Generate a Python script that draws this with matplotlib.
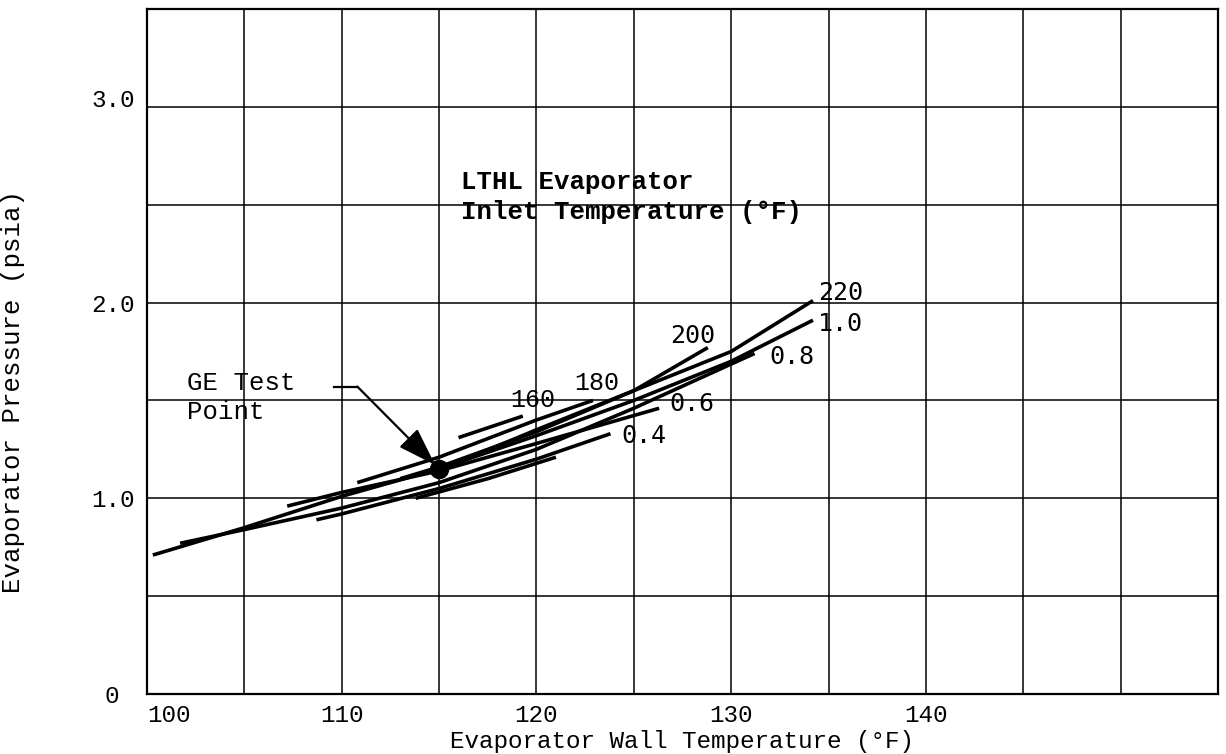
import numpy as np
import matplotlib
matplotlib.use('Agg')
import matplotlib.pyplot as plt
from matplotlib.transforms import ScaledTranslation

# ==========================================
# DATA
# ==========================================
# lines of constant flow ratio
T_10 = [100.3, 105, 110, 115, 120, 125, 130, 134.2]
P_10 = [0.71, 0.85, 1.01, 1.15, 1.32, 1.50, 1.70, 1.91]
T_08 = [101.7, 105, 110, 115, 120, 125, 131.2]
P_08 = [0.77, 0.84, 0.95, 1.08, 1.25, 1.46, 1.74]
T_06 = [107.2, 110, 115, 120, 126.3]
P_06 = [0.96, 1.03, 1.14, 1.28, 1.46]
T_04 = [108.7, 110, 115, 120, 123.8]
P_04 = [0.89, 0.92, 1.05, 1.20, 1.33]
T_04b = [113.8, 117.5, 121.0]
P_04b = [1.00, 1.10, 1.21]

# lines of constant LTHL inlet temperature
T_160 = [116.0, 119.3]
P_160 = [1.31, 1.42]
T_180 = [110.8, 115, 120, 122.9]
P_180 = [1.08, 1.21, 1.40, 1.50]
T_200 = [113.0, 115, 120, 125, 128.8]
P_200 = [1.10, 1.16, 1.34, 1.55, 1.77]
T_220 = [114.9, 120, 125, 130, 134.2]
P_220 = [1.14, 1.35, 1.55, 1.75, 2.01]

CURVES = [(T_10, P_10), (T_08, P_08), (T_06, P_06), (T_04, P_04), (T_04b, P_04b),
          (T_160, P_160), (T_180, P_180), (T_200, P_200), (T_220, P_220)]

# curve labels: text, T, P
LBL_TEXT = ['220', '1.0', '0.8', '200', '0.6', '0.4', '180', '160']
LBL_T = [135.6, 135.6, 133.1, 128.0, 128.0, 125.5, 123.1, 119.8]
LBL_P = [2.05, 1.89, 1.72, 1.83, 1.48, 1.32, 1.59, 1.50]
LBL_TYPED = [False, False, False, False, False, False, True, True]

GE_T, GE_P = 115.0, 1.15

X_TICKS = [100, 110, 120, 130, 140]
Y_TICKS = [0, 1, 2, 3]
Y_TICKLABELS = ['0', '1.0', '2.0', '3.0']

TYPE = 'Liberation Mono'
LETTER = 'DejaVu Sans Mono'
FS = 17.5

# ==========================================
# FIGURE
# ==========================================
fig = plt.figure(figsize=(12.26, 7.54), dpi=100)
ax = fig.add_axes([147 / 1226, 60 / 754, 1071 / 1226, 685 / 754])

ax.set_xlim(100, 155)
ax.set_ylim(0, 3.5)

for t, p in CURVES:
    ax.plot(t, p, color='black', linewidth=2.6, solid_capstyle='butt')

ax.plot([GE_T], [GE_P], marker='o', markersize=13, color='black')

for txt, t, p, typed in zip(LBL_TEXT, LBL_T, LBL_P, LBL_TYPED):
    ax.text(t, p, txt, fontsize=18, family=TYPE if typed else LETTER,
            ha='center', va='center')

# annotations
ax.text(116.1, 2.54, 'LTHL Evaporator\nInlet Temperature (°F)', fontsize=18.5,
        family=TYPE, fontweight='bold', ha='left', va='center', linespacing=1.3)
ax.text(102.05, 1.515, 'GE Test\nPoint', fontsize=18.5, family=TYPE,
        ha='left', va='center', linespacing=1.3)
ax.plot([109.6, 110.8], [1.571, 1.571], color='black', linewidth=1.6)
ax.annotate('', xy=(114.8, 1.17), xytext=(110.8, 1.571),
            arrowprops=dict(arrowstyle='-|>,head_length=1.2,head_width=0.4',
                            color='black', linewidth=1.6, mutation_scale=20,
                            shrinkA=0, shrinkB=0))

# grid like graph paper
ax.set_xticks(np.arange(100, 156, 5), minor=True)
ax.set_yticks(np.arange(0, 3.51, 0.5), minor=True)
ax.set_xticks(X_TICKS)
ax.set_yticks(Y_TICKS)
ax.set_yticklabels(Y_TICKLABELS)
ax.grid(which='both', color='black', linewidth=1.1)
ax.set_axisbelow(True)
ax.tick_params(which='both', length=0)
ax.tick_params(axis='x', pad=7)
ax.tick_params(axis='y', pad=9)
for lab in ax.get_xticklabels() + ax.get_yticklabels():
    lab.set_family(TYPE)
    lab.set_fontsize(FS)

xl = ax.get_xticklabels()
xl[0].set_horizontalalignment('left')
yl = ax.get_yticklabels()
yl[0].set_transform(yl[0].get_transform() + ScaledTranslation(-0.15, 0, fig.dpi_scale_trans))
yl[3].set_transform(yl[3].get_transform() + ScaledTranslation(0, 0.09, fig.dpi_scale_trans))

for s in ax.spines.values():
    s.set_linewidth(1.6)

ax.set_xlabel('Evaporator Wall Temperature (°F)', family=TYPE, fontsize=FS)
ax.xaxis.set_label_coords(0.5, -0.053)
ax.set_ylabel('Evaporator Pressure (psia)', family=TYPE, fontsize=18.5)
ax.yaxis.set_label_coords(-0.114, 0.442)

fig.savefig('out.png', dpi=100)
• • • •
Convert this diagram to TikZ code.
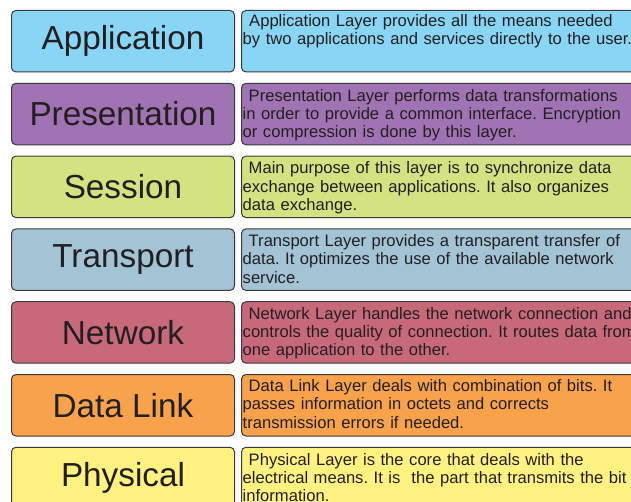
• • • •
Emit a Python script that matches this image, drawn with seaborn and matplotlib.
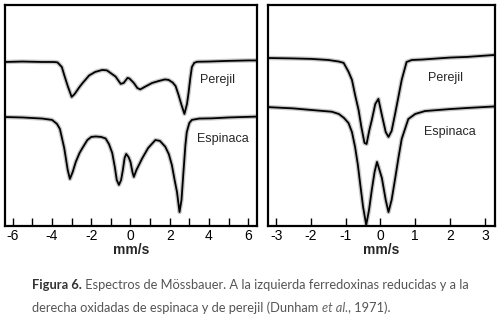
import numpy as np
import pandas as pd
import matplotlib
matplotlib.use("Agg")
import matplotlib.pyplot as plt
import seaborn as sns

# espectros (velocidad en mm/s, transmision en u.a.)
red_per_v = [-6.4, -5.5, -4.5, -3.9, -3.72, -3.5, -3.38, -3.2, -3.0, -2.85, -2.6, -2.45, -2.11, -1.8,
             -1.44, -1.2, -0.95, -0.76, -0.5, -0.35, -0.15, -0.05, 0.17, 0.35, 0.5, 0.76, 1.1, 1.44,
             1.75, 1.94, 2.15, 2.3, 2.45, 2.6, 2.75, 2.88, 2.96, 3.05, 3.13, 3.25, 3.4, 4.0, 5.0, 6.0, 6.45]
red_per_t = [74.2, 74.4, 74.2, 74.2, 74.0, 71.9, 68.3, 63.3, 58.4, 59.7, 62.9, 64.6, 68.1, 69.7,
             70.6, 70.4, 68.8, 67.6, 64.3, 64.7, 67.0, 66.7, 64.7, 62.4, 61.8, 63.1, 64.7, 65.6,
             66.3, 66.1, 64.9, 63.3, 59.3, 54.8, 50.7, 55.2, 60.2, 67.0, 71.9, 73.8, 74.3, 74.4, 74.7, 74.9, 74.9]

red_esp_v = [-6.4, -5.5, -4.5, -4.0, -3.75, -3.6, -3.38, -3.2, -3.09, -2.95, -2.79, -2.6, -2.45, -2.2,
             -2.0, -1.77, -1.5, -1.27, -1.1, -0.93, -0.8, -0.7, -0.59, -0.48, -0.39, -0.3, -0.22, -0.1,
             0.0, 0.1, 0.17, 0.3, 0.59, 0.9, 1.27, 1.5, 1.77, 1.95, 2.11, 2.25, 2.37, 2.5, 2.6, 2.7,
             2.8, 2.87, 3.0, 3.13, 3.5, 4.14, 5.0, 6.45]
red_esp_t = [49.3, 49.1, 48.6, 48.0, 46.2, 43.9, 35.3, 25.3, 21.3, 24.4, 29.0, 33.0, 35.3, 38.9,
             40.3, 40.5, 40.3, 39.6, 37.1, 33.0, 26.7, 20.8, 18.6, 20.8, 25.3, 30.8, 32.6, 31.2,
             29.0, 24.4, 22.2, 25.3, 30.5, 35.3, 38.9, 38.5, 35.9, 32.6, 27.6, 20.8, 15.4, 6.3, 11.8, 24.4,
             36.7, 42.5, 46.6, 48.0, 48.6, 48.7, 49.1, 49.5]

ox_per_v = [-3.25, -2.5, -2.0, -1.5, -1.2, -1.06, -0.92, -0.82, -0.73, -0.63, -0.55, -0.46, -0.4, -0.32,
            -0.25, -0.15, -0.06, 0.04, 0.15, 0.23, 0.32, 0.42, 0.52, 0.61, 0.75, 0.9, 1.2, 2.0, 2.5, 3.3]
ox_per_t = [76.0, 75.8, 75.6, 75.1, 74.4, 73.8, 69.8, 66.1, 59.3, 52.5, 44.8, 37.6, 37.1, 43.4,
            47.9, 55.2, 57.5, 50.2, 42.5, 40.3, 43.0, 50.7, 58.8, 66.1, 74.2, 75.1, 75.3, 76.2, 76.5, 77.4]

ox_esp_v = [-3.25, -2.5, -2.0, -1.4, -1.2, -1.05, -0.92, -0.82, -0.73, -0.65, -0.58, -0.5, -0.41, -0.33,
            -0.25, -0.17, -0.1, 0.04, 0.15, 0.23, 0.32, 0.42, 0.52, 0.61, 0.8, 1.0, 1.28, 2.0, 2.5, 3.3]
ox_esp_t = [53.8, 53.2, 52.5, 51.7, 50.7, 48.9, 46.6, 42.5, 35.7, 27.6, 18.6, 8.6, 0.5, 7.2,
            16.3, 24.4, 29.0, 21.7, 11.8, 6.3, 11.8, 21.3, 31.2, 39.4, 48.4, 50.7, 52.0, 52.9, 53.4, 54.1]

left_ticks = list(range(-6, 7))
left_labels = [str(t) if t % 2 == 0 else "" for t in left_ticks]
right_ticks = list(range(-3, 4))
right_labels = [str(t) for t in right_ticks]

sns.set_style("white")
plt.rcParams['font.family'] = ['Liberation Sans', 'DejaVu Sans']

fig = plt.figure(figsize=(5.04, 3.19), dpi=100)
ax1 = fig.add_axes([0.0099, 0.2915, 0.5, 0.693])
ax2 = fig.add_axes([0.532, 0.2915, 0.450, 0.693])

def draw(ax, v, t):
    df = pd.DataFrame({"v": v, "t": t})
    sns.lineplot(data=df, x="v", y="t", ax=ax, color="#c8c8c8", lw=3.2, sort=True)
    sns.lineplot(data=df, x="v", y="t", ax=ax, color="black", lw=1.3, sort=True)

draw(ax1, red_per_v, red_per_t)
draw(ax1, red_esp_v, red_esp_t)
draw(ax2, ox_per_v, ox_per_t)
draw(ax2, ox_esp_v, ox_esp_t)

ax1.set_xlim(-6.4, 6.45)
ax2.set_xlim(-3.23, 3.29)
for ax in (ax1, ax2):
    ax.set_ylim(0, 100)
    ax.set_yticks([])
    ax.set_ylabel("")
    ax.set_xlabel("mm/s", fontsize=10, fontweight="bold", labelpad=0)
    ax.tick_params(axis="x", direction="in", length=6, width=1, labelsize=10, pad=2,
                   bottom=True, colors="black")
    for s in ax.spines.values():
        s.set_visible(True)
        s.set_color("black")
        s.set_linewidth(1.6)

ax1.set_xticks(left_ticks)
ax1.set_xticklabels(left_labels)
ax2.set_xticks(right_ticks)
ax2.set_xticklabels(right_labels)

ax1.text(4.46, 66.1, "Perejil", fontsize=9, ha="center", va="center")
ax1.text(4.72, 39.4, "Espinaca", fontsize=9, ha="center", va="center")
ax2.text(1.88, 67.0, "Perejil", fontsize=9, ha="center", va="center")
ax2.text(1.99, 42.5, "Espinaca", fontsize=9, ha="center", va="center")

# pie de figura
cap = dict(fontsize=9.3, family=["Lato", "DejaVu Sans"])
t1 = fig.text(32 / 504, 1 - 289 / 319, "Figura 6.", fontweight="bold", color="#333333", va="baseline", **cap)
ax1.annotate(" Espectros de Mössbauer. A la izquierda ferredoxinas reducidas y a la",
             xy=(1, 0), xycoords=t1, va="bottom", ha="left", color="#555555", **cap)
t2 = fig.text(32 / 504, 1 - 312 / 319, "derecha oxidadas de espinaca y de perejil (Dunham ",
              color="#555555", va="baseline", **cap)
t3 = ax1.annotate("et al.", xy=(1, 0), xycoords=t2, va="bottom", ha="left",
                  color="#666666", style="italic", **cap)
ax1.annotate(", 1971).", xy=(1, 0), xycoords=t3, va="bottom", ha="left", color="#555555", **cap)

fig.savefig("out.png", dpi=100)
• • • •
Goal of the exercise: Skip all pictures and retype only the stretch from the line that holds "Generate a Python" through the line that holds "P_04b = [1.00, 1.10, 1.21]", exactly as written.

Correct answer:
Generate a Python script that draws this with matplotlib.
import numpy as np
import matplotlib
matplotlib.use('Agg')
import matplotlib.pyplot as plt
from matplotlib.transforms import ScaledTranslation

# ==========================================
# DATA
# ==========================================
# lines of constant flow ratio
T_10 = [100.3, 105, 110, 115, 120, 125, 130, 134.2]
P_10 = [0.71, 0.85, 1.01, 1.15, 1.32, 1.50, 1.70, 1.91]
T_08 = [101.7, 105, 110, 115, 120, 125, 131.2]
P_08 = [0.77, 0.84, 0.95, 1.08, 1.25, 1.46, 1.74]
T_06 = [107.2, 110, 115, 120, 126.3]
P_06 = [0.96, 1.03, 1.14, 1.28, 1.46]
T_04 = [108.7, 110, 115, 120, 123.8]
P_04 = [0.89, 0.92, 1.05, 1.20, 1.33]
T_04b = [113.8, 117.5, 121.0]
P_04b = [1.00, 1.10, 1.21]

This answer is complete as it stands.